The closure of the Strait of Hormuz is the beginning of a systemic agrifood shock that could trigger a severe global food price crisis within six to 12 months, the Food and Agriculture Organization of the United Nations (FAO) has warned.

“The window for preventive action is closing quickly,” FAO Chief Economist Maximo Torero said in a podcast published on Wednesday. Decisions taken now by farmers and governments on fertiliser use, imports, financing and crop choices will determine whether the crisis materialises, he said.

The FAO Food Price Index, which tracks monthly changes in international prices of a basket of globally traded food commodities, rose for a third consecutive month in April. The agency said the shock is unfolding in stages: energy, then fertiliser, then seeds, then lower yields, then commodity prices, then food inflation.

Mitigating the impact will require shifting trade to alternative land and sea routes via the eastern Arabian Peninsula, western Saudi Arabia and the Red Sea, said David Laborde, Director of FAO’s Agrifood Economics Division. But those routes have limited capacity, making it critical for major producers to avoid export restrictions. The situation could worsen with the onset of El Niño, which is expected to disrupt rainfall patterns in several regions.

FAO’s short-term policy menu includes securing alternative corridors, avoiding bans on energy, fertiliser and input exports, exempting food aid from trade curbs, promoting cereal-legume intercropping to reduce nitrogen demand, activating social protection programmes, and avoiding blanket subsidies that create fiscal pressure.
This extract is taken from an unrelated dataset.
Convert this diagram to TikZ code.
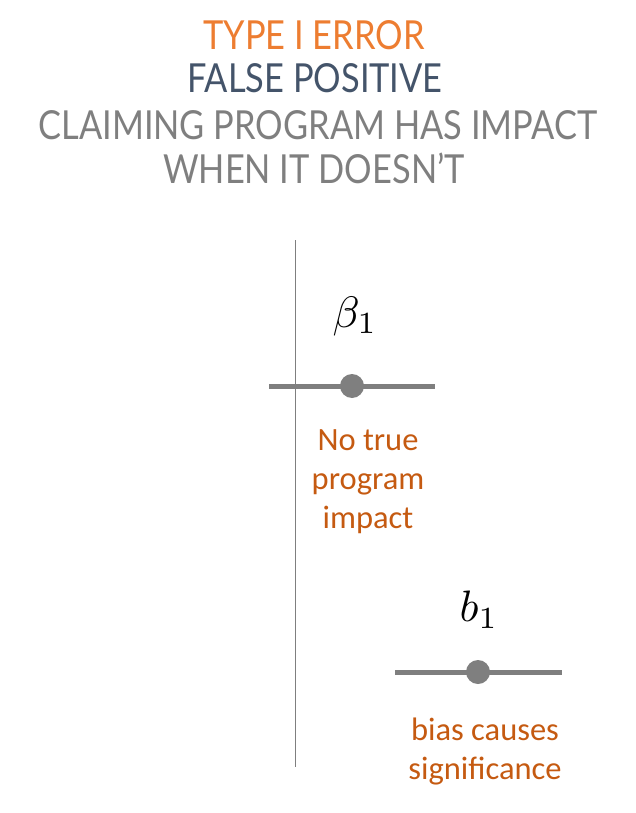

The warning has direct exposure for Sri Lanka. Fertiliser landed prices for the next shipment have already moved from $650/MT to $800/MT, importers have warned that retail sugar, dhal and rice prices are climbing on the back of currency depreciation, and Hormuz disruption has now reached consumer markets as far away as Kenya. Torero said governments, international financial institutions, the private sector, UN agencies and research centres need to coordinate now to lift “absorption capacity” before the price wave fully lands.